How Can You Tell if a Diamond is Real?

Maybe you inherited a diamond recently, or perhaps you are thinking of buying one for your own collection or for someone special in your life. Knowing how to tell a real diamond from a fake diamond is a valuable skill.

The best thing you can do is have a professional jeweler appraise the diamond, but that may not always be an option, especially if you do not know one who you can trust.

Plus, if you are shopping for a diamond, you can hardly bring a jeweler with you to every store to appraise every diamond you find.

Here are some tactics you can use to determine the worth and genuineness of a diamond. Most of these are very simple and fast, and you can perform them yourself at any time.

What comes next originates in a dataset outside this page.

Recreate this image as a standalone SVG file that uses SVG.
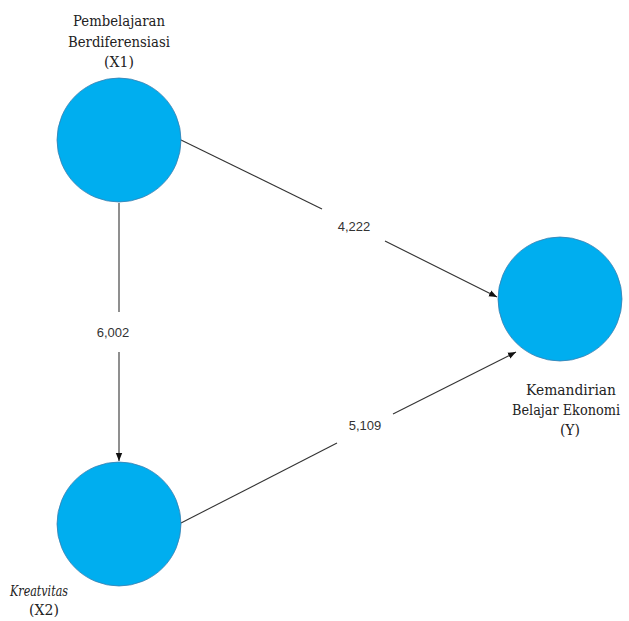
<svg xmlns="http://www.w3.org/2000/svg" width="629" height="621" viewBox="0 0 629 621">
<style>
.node{fill:#00AEEF;stroke:#3a7fb0;stroke-width:0.8}
.lbl{font-family:'DejaVu Serif','Liberation Serif',serif;font-size:14px;fill:#222;text-anchor:middle}
.num{font-family:'Liberation Sans',Arial,sans-serif;font-size:13px;fill:#333;text-anchor:middle}
.edge{stroke:#333;stroke-width:1.1;fill:none}
</style>
<defs>
<marker id="arr" viewBox="0 0 10 10" refX="10" refY="5" markerWidth="8" markerHeight="8" markerUnits="userSpaceOnUse" orient="auto">
<path d="M0,1 L10,5 L0,9 Z" fill="#111"/>
</marker>
</defs>
<g id="connectors">
<line class="edge" x1="181" y1="140" x2="322" y2="209"/>
<line class="edge" x1="385" y1="241" x2="497" y2="297" marker-end="url(#arr)"/>
<line class="edge" x1="119" y1="203" x2="119" y2="312"/>
<line class="edge" x1="119" y1="352" x2="119" y2="461" marker-end="url(#arr)"/>
<line class="edge" x1="181" y1="523" x2="337" y2="443"/>
<line class="edge" x1="393" y1="414" x2="516" y2="352" marker-end="url(#arr)"/>
<text class="num" x="354" y="231">4,222</text>
<text class="num" x="113" y="337">6,002</text>
<text class="num" x="365" y="430">5,109</text>
</g>
<g id="X1">
<circle class="node" cx="119" cy="140" r="62"/>
<text class="lbl" x="119" y="26" textLength="92" lengthAdjust="spacingAndGlyphs">Pembelajaran</text>
<text class="lbl" x="119" y="47" textLength="102" lengthAdjust="spacingAndGlyphs">Berdiferensiasi</text>
<text class="lbl" x="119" y="67">(X1)</text>
</g>
<g id="X2">
<circle class="node" cx="119" cy="524" r="62"/>
<text class="lbl" x="39" y="596" font-style="italic" textLength="58" lengthAdjust="spacingAndGlyphs">Kreatvitas</text>
<text class="lbl" x="44" y="615">(X2)</text>
</g>
<g id="Y">
<circle class="node" cx="560" cy="299" r="62"/>
<text class="lbl" x="571" y="395" textLength="90" lengthAdjust="spacingAndGlyphs">Kemandirian</text>
<text class="lbl" x="566" y="415" font-size="13" textLength="108" lengthAdjust="spacingAndGlyphs">Belajar Ekonomi</text>
<text class="lbl" x="570" y="435">(Y)</text>
</g>
</svg>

How You Can Tell if a Diamond is Realhow to tell a real diamond fake diamond

  • First, ask for a certificate if you are shopping. Whether you are at a brick-and-mortar jeweler shop or you are shopping online, you should be able to get one of these. When shopping online, it is critical, since you cannot perform any other tests. It is simply a form provided by an independent appraiser stating that the diamond is genuine.
  • Can you see through the diamond? Diamonds have a high index of refraction. All this means is that they bend light sharply. They shine and sparkle more than quartz or glass. If you can see through a diamond, it may actually be a piece of quartz or glass. If you cannot, the odds are better that the diamond is genuine.
  • Look for colorful hues in the reflections. These are not supposed to be there. The reflections from a diamond should be white or grey. Colorful hues generally indicate that some other mineral is present.
  • Turn the diamond upside down, and place it under a microscope, if you have the opportunity to do so. When the diamond is back-lit like this, look through the microscope and tilt the stone this way and that. If you notice a flash of orange along the facets, that may indicate that the piece is either cubic zirconia or that cubic zirconia has been used to fill fractures in the diamond.
  • Weigh your diamond. Not only does cubic zirconia leave telltale orange flashes in the facets, but it also weighs about 55% more than diamond. Unfortunately this method only works if you have a real diamond to use as a comparison. With a carat or gram scale, check the weight of the questionable diamond against one you have confirmed to be real, if you have one (of the same approximate size and shape). This is a pretty reliable method, though also one of the more inconvenient ones.
  • Get a diamond/moissanite tester. This is an electronic device which can actually detect (within a reasonable degree of accuracy) whether a diamond is likely a real one or a fake. You can take it with you while you are shopping and save yourself a lot of money in many cases. Many jewelers who are in the business of buying and selling diamonds use these to help them make smart purchases.
  • Consider the setting of the diamond. If you had a real diamond, would you set it in a cheap metal? Probably not, since that would decrease the overall value of the piece. If the jewel is set in a high quality of real gold or platinum, that is a good indication. If it is clearly set in cheap metal, it probably is not a real diamond.
  • Put it under a black light. This is not a perfect test, since the absence of a blue glow does not mean you are dealing with a fake, but if you do see a blue glow, that is a strong indication of a real diamond. Moissanite often displays a different color of tint under black light, like green, yellow or grey. Very high-quality diamonds sometimes display no glow at all, so that is why you cannot necessarily discount a diamond that does not display any luminosity.
  • Try using a heat probe. It takes half a minute to test a stone this way. Diamonds don’t take in heat quickly, and will stay relatively cool when tested.
  • Another test involves trying to fog the surface of the diamond. This is related to the heat test, but you can do it without a heat probe. Try breathing on the diamond to fog it up. If it is a real diamond, it will quickly disperse the heat, and with it, the moisture. If it stays foggy for even a couple of seconds, odds are it is not a real diamond. Like the weight test, this one works best if you can try it with a diamond you have confirmed to be real first, so you know what you should be looking for.
  • Look for small imperfections in the diamond using a loupe or microscope. Cubic zirconia will not have these imperfections, but a real diamond will. Note however that a genuine lab-grown diamond will also be missing the imperfections, so this is not a foolproof test.

One more suggestion you might hear is to X-ray the diamond. If the diamond does not show up on the X-ray, supposedly you can assume it is real. This appears to be a myth. Where it started we don’t know, but we do know that diamond miners in South Africa are X-rayed to see if they are smuggling diamonds out of the mines (in their digestive tracts).

Your best option for accuracy is to choose several of these methods to test a diamond, and not rely on any single one. A number of these tests can be performed while you are shopping in brick-and-mortar stores in person.

If you are purchasing online, you will need to ask for a certificate, since you cannot see, touch, or test the diamond yourself until you receive it.

Other tests can only be performed at home, but can be used as confirmations once you purchase a diamond or inherit one.